Skip all pictures, then copy the lines from the start of the data through the line with "4.65e-5, 1.01e-5, 1.0e-6];", keeping both ends.
<<<<
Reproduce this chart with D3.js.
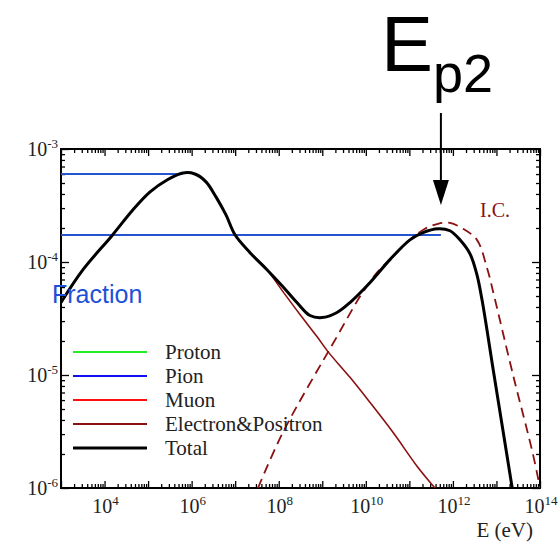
<!DOCTYPE html>
<html>
<head>
<meta charset="utf-8">
<script src="https://cdn.jsdelivr.net/npm/d3@7"></script>
<style>
  html, body { margin: 0; padding: 0; background: #fff; }
  svg { display: block; }
</style>
</head>
<body>
<div id="chart"></div>
<script>
// data (E in eV, fraction)
const totalE    = [1.0e3, 3.2e3, 1.48e4, 4.5e4, 1.11e5, 2.72e5, 6.3e5, 1.19e6, 2.14e6, 3.62e6, 6.15e6, 9.9e6, 2.19e7, 5.37e7, 1.25e8, 2.62e8, 5.22e8, 9.84e8, 2.18e9, 4.33e9, 1.24e10, 3.58e10, 1.03e11, 2.05e11, 4.54e11, 8.55e11, 1.45e12, 2.47e12, 3.56e12, 4.65e12, 8.77e12, 2.3e13];
const totalF    = [4.38e-5, 8.55e-5, 1.71e-4, 2.90e-4, 4.17e-4, 5.32e-4, 6.14e-4, 6.01e-4, 5.12e-4, 3.77e-4, 2.61e-4, 1.74e-4, 1.21e-4, 8.55e-5, 6.05e-5, 4.38e-5, 3.36e-5, 3.22e-5, 3.57e-5, 4.38e-5, 6.56e-5, 1.05e-4, 1.57e-4, 1.82e-4, 1.97e-4, 1.89e-4, 1.57e-4, 1.18e-4, 7.73e-5, 4.65e-5, 1.01e-5, 1.0e-6];

const electronE = [2.19e7, 5.37e7, 1.25e8, 3.08e8, 7.55e8, 1.35e9, 4.33e9, 1.24e10, 4.2e10, 1.5e11, 3.87e11];
const electronF = [1.21e-4, 8.55e-5, 5.47e-5, 3.43e-5, 2.19e-5, 1.61e-5, 9.53e-6, 5.73e-6, 3.11e-6, 1.56e-6, 1.0e-6];

const icE = [3.34e7, 1.25e8, 2.18e9, 7.35e9, 1.80e10, 3.58e10, 1.03e11, 2.28e11, 4.54e11, 8.55e11, 1.70e12, 3.56e12, 6.05e12, 9.25e12, 2.39e13, 6.9e13, 1.0e14];
const icF = [1.0e-6, 3.11e-6, 2.19e-5, 4.94e-5, 8.05e-5, 1.05e-4, 1.57e-4, 1.97e-4, 2.18e-4, 2.22e-4, 1.97e-4, 1.57e-4, 8.91e-5, 4.65e-5, 1.01e-5, 1.99e-6, 1.0e-6];

// the two horizontal pion levels
const pionLevels = [6.0e-4, 1.73e-4];
const pionEnds   = [6.3e5, 5.3e11];
const Ep2 = 5.3e11;

const legendNames  = ["Proton", "Pion", "Muon", "Electron&Positron", "Total"];
const legendColors = ["#22ee22", "#1010f0", "#ff1010", "#8b1010", "#000000"];

const xTickExps = [4, 6, 8, 10, 12, 14];
const yTickExps = [-3, -4, -5, -6];

const W = 558, H = 544;
const plot = {left: 61, right: 540, top: 149, bottom: 488};

const svg = d3.select("#chart").append("svg")
    .attr("width", W)
    .attr("height", H);

const x = d3.scaleLog().domain([1e3, 1e14]).range([plot.left, plot.right]);
const y = d3.scaleLog().domain([1e-6, 1e-3]).range([plot.bottom, plot.top]);

svg.append("clipPath").attr("id", "clip")
  .append("rect")
    .attr("x", plot.left).attr("y", plot.top)
    .attr("width", plot.right - plot.left)
    .attr("height", plot.bottom - plot.top);

const serif = "'Liberation Serif', 'Times New Roman', serif";
const sans = "'Liberation Sans', Arial, Helvetica, sans-serif";

// ticks
const xMinor = [], xMajor = [];
for (let d = 3; d <= 14; d++) {
    xMajor.push(Math.pow(10, d));
    if (d < 14) for (let k = 2; k <= 9; k++) xMinor.push(k * Math.pow(10, d));
}
const yMinor = [], yMajor = [];
for (let d = -6; d <= -3; d++) {
    yMajor.push(Math.pow(10, d));
    if (d < -3) for (let k = 2; k <= 9; k++) yMinor.push(k * Math.pow(10, d));
}

function styleAxis(g) {
    g.select(".domain").remove();
    g.selectAll(".tick line").attr("stroke", "#000").attr("stroke-width", 1.3);
    g.selectAll(".tick text").remove();
}

[[xMinor, 4], [xMajor, 7]].forEach(([vals, len]) => {
    svg.append("g").attr("transform", `translate(0,${plot.bottom})`)
        .call(d3.axisBottom(x).tickValues(vals).tickSize(-len).tickFormat(""))
        .call(styleAxis);
    svg.append("g").attr("transform", `translate(0,${plot.top})`)
        .call(d3.axisTop(x).tickValues(vals).tickSize(-len).tickFormat(""))
        .call(styleAxis);
});
[[yMinor, 4], [yMajor, 8]].forEach(([vals, len]) => {
    svg.append("g").attr("transform", `translate(${plot.left},0)`)
        .call(d3.axisLeft(y).tickValues(vals).tickSize(-len).tickFormat(""))
        .call(styleAxis);
    svg.append("g").attr("transform", `translate(${plot.right},0)`)
        .call(d3.axisRight(y).tickValues(vals).tickSize(-len).tickFormat(""))
        .call(styleAxis);
});

// frame
svg.append("rect")
    .attr("x", plot.left).attr("y", plot.top)
    .attr("width", plot.right - plot.left)
    .attr("height", plot.bottom - plot.top)
    .attr("fill", "none")
    .attr("stroke", "#000")
    .attr("stroke-width", 2);

// tick labels
xTickExps.forEach(e => {
    const t = svg.append("text")
        .attr("x", x(Math.pow(10, e)) + 1)
        .attr("y", 513)
        .attr("text-anchor", "middle")
        .attr("font-family", serif)
        .attr("font-size", 20)
        .attr("fill", "#222");
    t.append("tspan").text("10");
    t.append("tspan").attr("dy", -8).attr("font-size", 13).text(e);
});
yTickExps.forEach(e => {
    const t = svg.append("text")
        .attr("x", 58)
        .attr("y", y(Math.pow(10, e)) + 7)
        .attr("text-anchor", "end")
        .attr("font-family", serif)
        .attr("font-size", 20)
        .attr("fill", "#222");
    t.append("tspan").text("10");
    t.append("tspan").attr("dy", -8).attr("font-size", 13).text(e);
});

svg.append("text")
    .attr("x", 533).attr("y", 537)
    .attr("text-anchor", "end")
    .attr("font-family", serif)
    .attr("font-size", 21)
    .attr("fill", "#222")
    .text("E (eV)");

// curves
const line = d3.line()
    .x(d => x(d[0]))
    .y(d => y(d[1]))
    .curve(d3.curveCatmullRom.alpha(0.5));

const curves = svg.append("g").attr("clip-path", "url(#clip)");

pionLevels.forEach((v, i) => {
    curves.append("line")
        .attr("x1", x(1e3)).attr("x2", x(pionEnds[i]))
        .attr("y1", y(v)).attr("y2", y(v))
        .attr("stroke", "#2454d0")
        .attr("stroke-width", 2);
});

curves.append("path")
    .datum(electronE.map((e, i) => [e, electronF[i]]))
    .attr("d", line)
    .attr("fill", "none")
    .attr("stroke", "#8b1010")
    .attr("stroke-width", 1.6);

curves.append("path")
    .datum(icE.map((e, i) => [e, icF[i]]))
    .attr("d", line)
    .attr("fill", "none")
    .attr("stroke", "#8b1010")
    .attr("stroke-width", 1.8)
    .attr("stroke-dasharray", "10,6");

curves.append("path")
    .datum(totalE.map((e, i) => [e, totalF[i]]))
    .attr("d", line)
    .attr("fill", "none")
    .attr("stroke", "#000")
    .attr("stroke-width", 3);

// legend
const legend = svg.append("g");
legendNames.forEach((name, i) => {
    const ly = 352 + i * 24;
    legend.append("line")
        .attr("x1", 73).attr("x2", 147)
        .attr("y1", ly).attr("y2", ly)
        .attr("stroke", legendColors[i])
        .attr("stroke-width", name === "Total" ? 3 : 2);
    legend.append("text")
        .attr("x", 165).attr("y", ly + 7)
        .attr("font-family", serif)
        .attr("font-size", 21)
        .attr("fill", "#222")
        .text(name);
});

// annotations
svg.append("text")
    .attr("x", 52).attr("y", 303)
    .attr("font-family", sans)
    .attr("font-size", 25)
    .attr("fill", "#2050d8")
    .text("Fraction");

svg.append("text")
    .attr("x", 480).attr("y", 217)
    .attr("font-family", serif)
    .attr("font-size", 20)
    .attr("fill", "#8b1010")
    .text("I.C.");

const ep = svg.append("text")
    .attr("x", 381).attr("y", 71)
    .attr("font-family", sans)
    .attr("font-size", 78)
    .attr("fill", "#000");
ep.append("tspan").text("E");
ep.append("tspan").attr("dy", 21).attr("font-size", 54).text("p2");

const ax = x(Ep2);
svg.append("line")
    .attr("x1", ax).attr("x2", ax)
    .attr("y1", 113).attr("y2", 185)
    .attr("stroke", "#000")
    .attr("stroke-width", 2);
svg.append("path")
    .attr("d", `M${ax - 8},180 L${ax + 8},180 L${ax},205 Z`)
    .attr("fill", "#000");
</script>
</body>
</html>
>>>>
Result for this task
Reproduce this chart with D3.js.
<!DOCTYPE html>
<html>
<head>
<meta charset="utf-8">
<script src="https://cdn.jsdelivr.net/npm/d3@7"></script>
<style>
  html, body { margin: 0; padding: 0; background: #fff; }
  svg { display: block; }
</style>
</head>
<body>
<div id="chart"></div>
<script>
// data (E in eV, fraction)
const totalE    = [1.0e3, 3.2e3, 1.48e4, 4.5e4, 1.11e5, 2.72e5, 6.3e5, 1.19e6, 2.14e6, 3.62e6, 6.15e6, 9.9e6, 2.19e7, 5.37e7, 1.25e8, 2.62e8, 5.22e8, 9.84e8, 2.18e9, 4.33e9, 1.24e10, 3.58e10, 1.03e11, 2.05e11, 4.54e11, 8.55e11, 1.45e12, 2.47e12, 3.56e12, 4.65e12, 8.77e12, 2.3e13];
const totalF    = [4.38e-5, 8.55e-5, 1.71e-4, 2.90e-4, 4.17e-4, 5.32e-4, 6.14e-4, 6.01e-4, 5.12e-4, 3.77e-4, 2.61e-4, 1.74e-4, 1.21e-4, 8.55e-5, 6.05e-5, 4.38e-5, 3.36e-5, 3.22e-5, 3.57e-5, 4.38e-5, 6.56e-5, 1.05e-4, 1.57e-4, 1.82e-4, 1.97e-4, 1.89e-4, 1.57e-4, 1.18e-4, 7.73e-5, 4.65e-5, 1.01e-5, 1.0e-6];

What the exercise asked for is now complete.